La démocratie, c’est un régime politique où chaque citoyen est légitime à participer, notamment par les urnes. Malheureusement, la participation électorale est en berne, et est de plus en plus discréditée, ce qui est inquiétant. Au lieu d’aller écouter uniquement ceux qui parlent tout le temps, les mécanismes de démocratie participative pourrait être utilisés pour aller écouter ce qu’on n’entend ou ne voit jamais, car ils n’ont pas le temps, pas l’envie, ne se sentent pas légitime à prendre la parole. Quand on est mère célibataire, travaillant à temps partiel, on a autre chose à faire et à penser. Pourtant, ces personnes sont aussi des citoyens, qui auraient des choses à dire sur les politiques publiques (pas nécessairement celles que les élus ont envie d’entendre) si on voulait bien les écouter.

Les auteurs pointent aussi des erreurs d’analyse, qui amènent la démocratie participative dans l’impasse. La première est que ces mécanismes sont tous dans la mains des élus, qui fixent le cadre, la question, le déroulé, avec des « encadrants » professionnels. La demande vient toujours d’en haut, pas des citoyens et des collectifs de la société civile. Pas question qu’un mouvement social débouche sur une consultation, sur la base de la question ou du thème mis en avant par les contestataires. Et à la fin, après avoir fait de belles propositions, il ne faut surtout pas que les citoyens exercent un quelconque droit de suite. Le collectif ainsi créé est dissous, et on passe au suivant, sans continuité. Le cas de la convention citoyenne pour le Climat est éloquent. Après les avoir fait travailler, et promis de reprendre leurs propositions « sans filtre », les 150 citoyens ont été renvoyés chez eux, et priés ne surtout pas se mêler du filtrage sévère de leurs propositions par les administrations et les parlementaires.

Le deuxième écueil est de demander aux citoyens des choses qui ne sont pas de leur domaine. Les citoyens ne sont pas des experts, ils ne sont pas en capacité de formuler des propositions clés en main, comme le feraient des inspecteurs des finances ou des universitaires. En revanche, ils ont des idées et des revendications ainsi qu’un vécu, une expérience personnelle, qui peuvent être très utile pour tester la solidité et la pertinence de propositions techniques formulées par ceux dont c’est le métier. La participation citoyenne peut aussi être très utile pour l’évaluation des politiques publiques, et comprendre pourquoi un dispositif, pourtant conçu par les meilleurs cerveaux, n’a pas fonctionné. Encore faudrait-il qu’on ait une culture de l’évaluation en France !

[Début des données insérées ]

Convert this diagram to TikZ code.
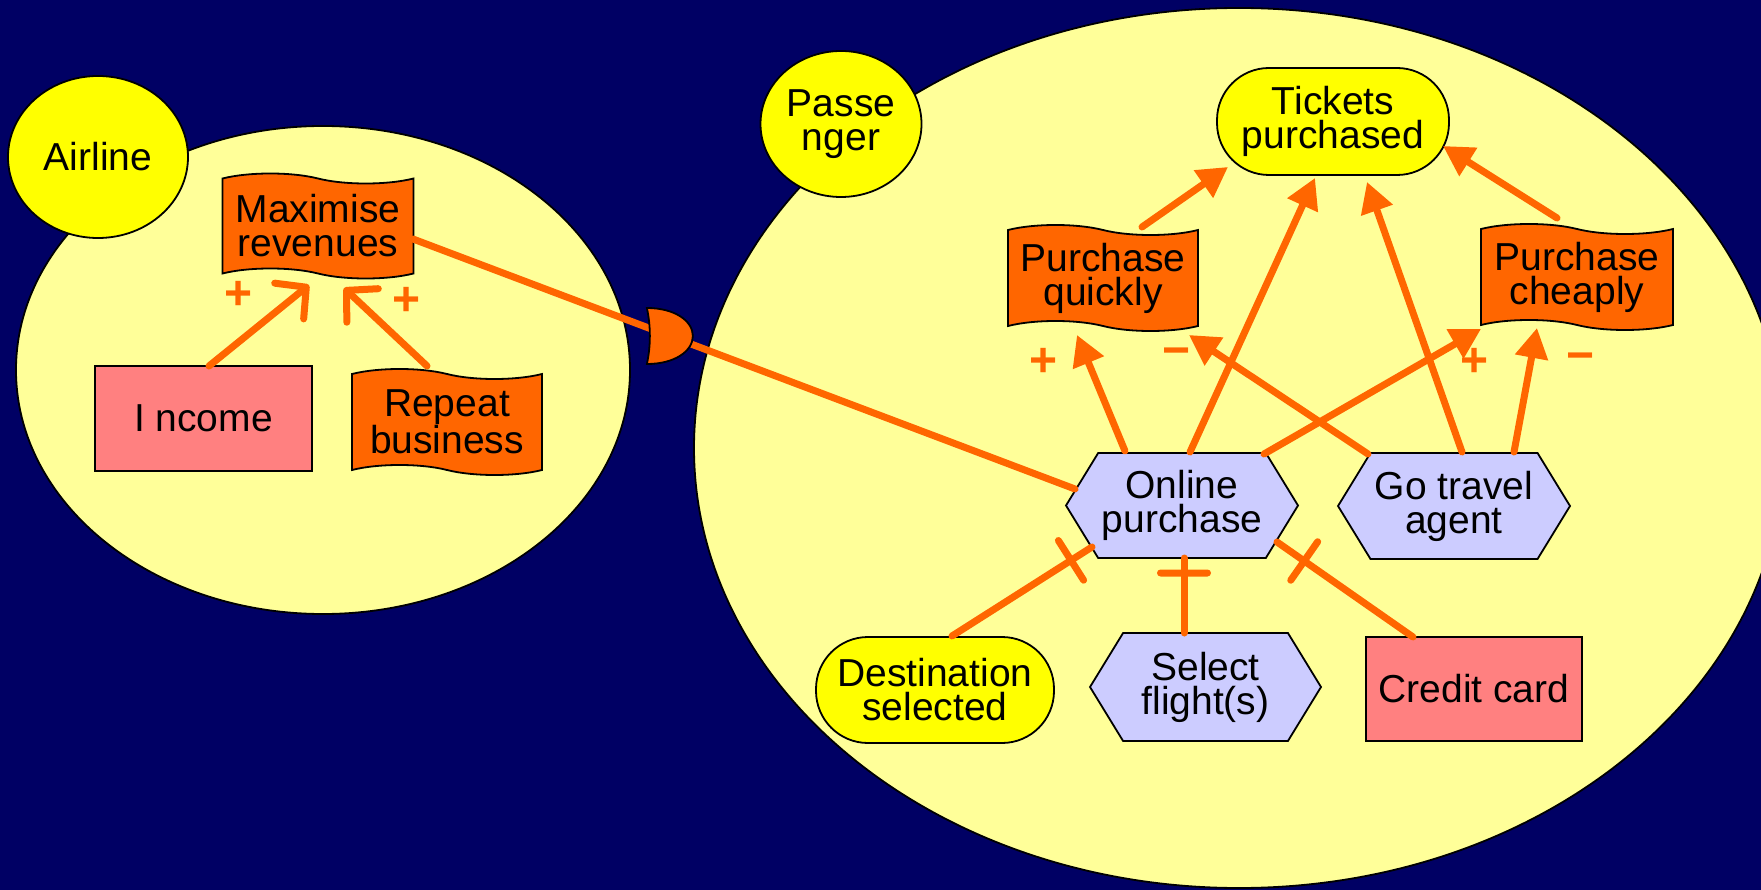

Un autre problème majeur est la difficulté, voire le refus, pour nombre de décideurs, d’écouter réellement et de tenir compte des demandes citoyennes. Ce mode d’exercice du pouvoir où on a un minimum de comptes à rendre, semble convenir à pas mal d’élus. Le mal est profond car même les « élus de base » en souffrent. Que ce soit au sommet de l’État ou dans les collectivités locales, beaucoup de choses se décident dans le bureau du président ou du maire, dans des réunions où ne sont présents que ceux qui sont conviés, discrétionnairement, par le patron. Les instances officielles de décision, conseil municipal ou conseil des ministres (voir l’assemblée nationale), ne sont que des chambres d’enregistrement. D’où une grande frustration, qui peut se traduire par un désinvestissement, de ceux-là même qui sont chargés de faire vivre la démocratie représentative.

Les deux auteurs posent également la question, très pertinente, de la place de l’administration dans les décisions publiques. Le mythe politique, en France, est de croire que l’élu est un super-héros, doté de supers-pouvoirs, qui à lui seul, sauve le pays ou la collectivité. C’est bien entendu faux, et le décideur politique est pris dans un réseau de contraintes, qu’il ne maitrise pas, et qui limitent sa capacité d’action. Les fonctionnaires, à tous les niveaux, sont un élément majeur de la décision publique. Ils sont souvent les meilleurs connaisseurs techniques des enjeux, et sont aussi et surtout chargés de la mise en œuvre. Or, ils n’apparaissent que très peu dans les processus politiques, et semblent parfois ne pas le vouloir, privant parfois la délibération politique d’un apport technique indispensable.

Le problème central de notre système démocratique est le délitement de la délibération politique, qui est de plus en plus mauvaise, quand elle existe encore. Pour les auteurs, une bonne délibération est celle où tous les acteurs concernés sont autour de la table, et que chacun y tient son rôle. Aux citoyens et aux différentes associations de donner leurs revendications (qui sont souvent contradictoires), aux fonctionnaires d’instruire les réponses techniquement possibles, et aux élus de trouver un compromis acceptable pour le plus grand nombre, y compris en tranchant entre des options irréconciliables, si nécessaire.

Ils dessinent ainsi un idéal démocratique qui n’est pas un grand soir, mais une remise en ordre de ce qui existe déjà, et qui fonctionne de manière de plus en plus imparfaite. Même pas besoin de changer les institutions, juste de modifier des pratiques, et surtout, que chacun s’investisse véritablement dans la chose commune.